* TASK BRIEF: Using the listing below, give again exactly the lines from the line with "Output the web" to the line with "const seriesNames = ['VA ECMO','VV ECMO'];", inclusive, without the pictures.

* INFORMATION PROVIDED:
┄┄┄┄┄┄
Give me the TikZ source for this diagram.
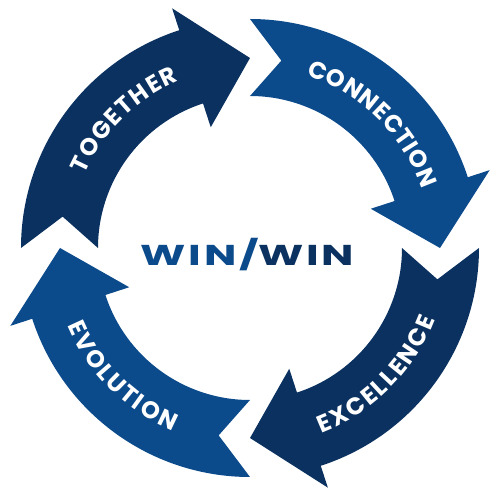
\documentclass[tikz,border=0pt]{standalone}
\usepackage{fontspec}
\usetikzlibrary{decorations.text}
\newfontfamily\popfont{Poppins}
\newfontfamily\popwide{Poppins}[LetterSpace=6]
\definecolor{navy}{HTML}{0A3160}
\definecolor{midblue}{HTML}{0B4A8B}
\newcommand\cyclearrow[2]{%
  \fill[#2] (#1:229) arc[start angle=#1, end angle=#1-72, radius=229]
    -- (#1-72:252) -- (#1-90:190) -- (#1-72:127) -- (#1-72:152)
    arc[start angle=#1-72, end angle=#1, radius=152]
    -- (#1-9.5:190) -- cycle;}
\newcommand\lblfont{\popfont\bfseries\fontsize{24pt}{24pt}\selectfont\color{white}}
\tikzset{
  lbl/.style={decorate, decoration={text along path, text align=fit to path, text={|\lblfont|#1}}}
}
\begin{document}
\begin{tikzpicture}[x=1pt,y=1pt]
\useasboundingbox (-250,-252) rectangle (250,248);
\cyclearrow{180}{navy}
\cyclearrow{90}{midblue}
\cyclearrow{0}{navy}
\cyclearrow{270}{midblue}
\path[lbl=TOGETHER] (156:181.5) arc[start angle=156, end angle=113, radius=181.5];
\path[lbl=CONNECTION] (72:181.5) arc[start angle=72, end angle=19, radius=181.5];
\path[lbl=EXCELLENCE] (-69:198.5) arc[start angle=-69, end angle=-21, radius=198.5];
\path[lbl=EVOLUTION] (203:198.5) arc[start angle=203, end angle=247, radius=198.5];
\node (win) at (-2.5,-7) {\scalebox{1.5}[1]{\popwide\bfseries\fontsize{28.7pt}{28.7pt}\selectfont\textcolor{midblue}{WIN/}\textcolor{navy}{WIN}}};
\end{tikzpicture}
\end{document}
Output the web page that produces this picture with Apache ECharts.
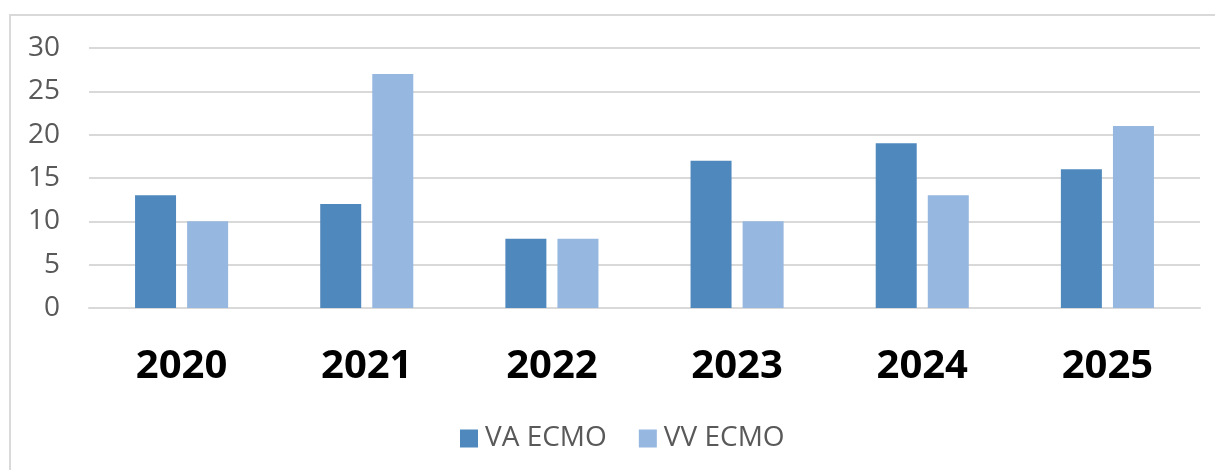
<!DOCTYPE html>
<html>
<head>
<meta charset="utf-8">
<script src="https://cdn.jsdelivr.net/npm/echarts@6/dist/echarts.min.js"></script>
<style>
html,body{margin:0;padding:0;background:#fff;}
#wrap{position:relative;width:1215px;height:470px;overflow:hidden;}
#frame{position:absolute;left:9px;top:14px;width:1300px;height:600px;border:2px solid #d9d9d9;box-sizing:border-box;}
#chart{position:absolute;left:0;top:0;width:1215px;height:470px;}
</style>
</head>
<body>
<div id="wrap"><div id="frame"></div><div id="chart"></div></div>
<script>
const categories = ['2020','2021','2022','2023','2024','2025'];
const vaEcmo = [13, 12, 8, 17, 19, 16];
const vvEcmo = [10, 27, 8, 10, 13, 21];
const seriesNames = ['VA ECMO','VV ECMO'];

const chart = echarts.init(document.getElementById('chart'));
chart.setOption({
  animation: false,
  grid: {left: 89, right: 15, top: 48, height: 260, containLabel: false},
  legend: {
    left: 455, top: 418,
    itemWidth: 18, itemHeight: 18, itemGap: 32,
    icon: 'rect',
    textStyle: {fontFamily: 'Open Sans', fontSize: 28, color: '#595959', lineHeight: 31, padding: [0,0,0,2]},
    data: seriesNames
  },
  xAxis: {
    type: 'category',
    data: categories,
    axisLine: {show: true, lineStyle: {color: '#d9d9d9', width: 2}},
    axisTick: {show: false},
    axisLabel: {fontFamily: 'Open Sans', fontWeight: 'bold', fontSize: 40, color: '#000', margin: 38, lineHeight: 42}
  },
  yAxis: {
    type: 'value',
    min: 0, max: 30, interval: 5,
    axisLine: {show: false},
    axisTick: {show: false},
    splitLine: {lineStyle: {color: '#d9d9d9', width: 2}},
    axisLabel: {fontFamily: 'Open Sans', fontSize: 28, color: '#595959', margin: 29}
  },
  series: [
    {name: seriesNames[0], type: 'bar', data: vaEcmo, barWidth: 41, barGap: '27%', itemStyle: {color: '#4F88BD'}},
    {name: seriesNames[1], type: 'bar', data: vvEcmo, barWidth: 41, itemStyle: {color: '#96B7DF'}}
  ]
});
</script>
</body>
</html>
┄┄┄┄┄┄
* EXPECTED OUTPUT:
Output the web page that produces this picture with Apache ECharts.
<!DOCTYPE html>
<html>
<head>
<meta charset="utf-8">
<script src="https://cdn.jsdelivr.net/npm/echarts@6/dist/echarts.min.js"></script>
<style>
html,body{margin:0;padding:0;background:#fff;}
#wrap{position:relative;width:1215px;height:470px;overflow:hidden;}
#frame{position:absolute;left:9px;top:14px;width:1300px;height:600px;border:2px solid #d9d9d9;box-sizing:border-box;}
#chart{position:absolute;left:0;top:0;width:1215px;height:470px;}
</style>
</head>
<body>
<div id="wrap"><div id="frame"></div><div id="chart"></div></div>
<script>
const categories = ['2020','2021','2022','2023','2024','2025'];
const vaEcmo = [13, 12, 8, 17, 19, 16];
const vvEcmo = [10, 27, 8, 10, 13, 21];
const seriesNames = ['VA ECMO','VV ECMO'];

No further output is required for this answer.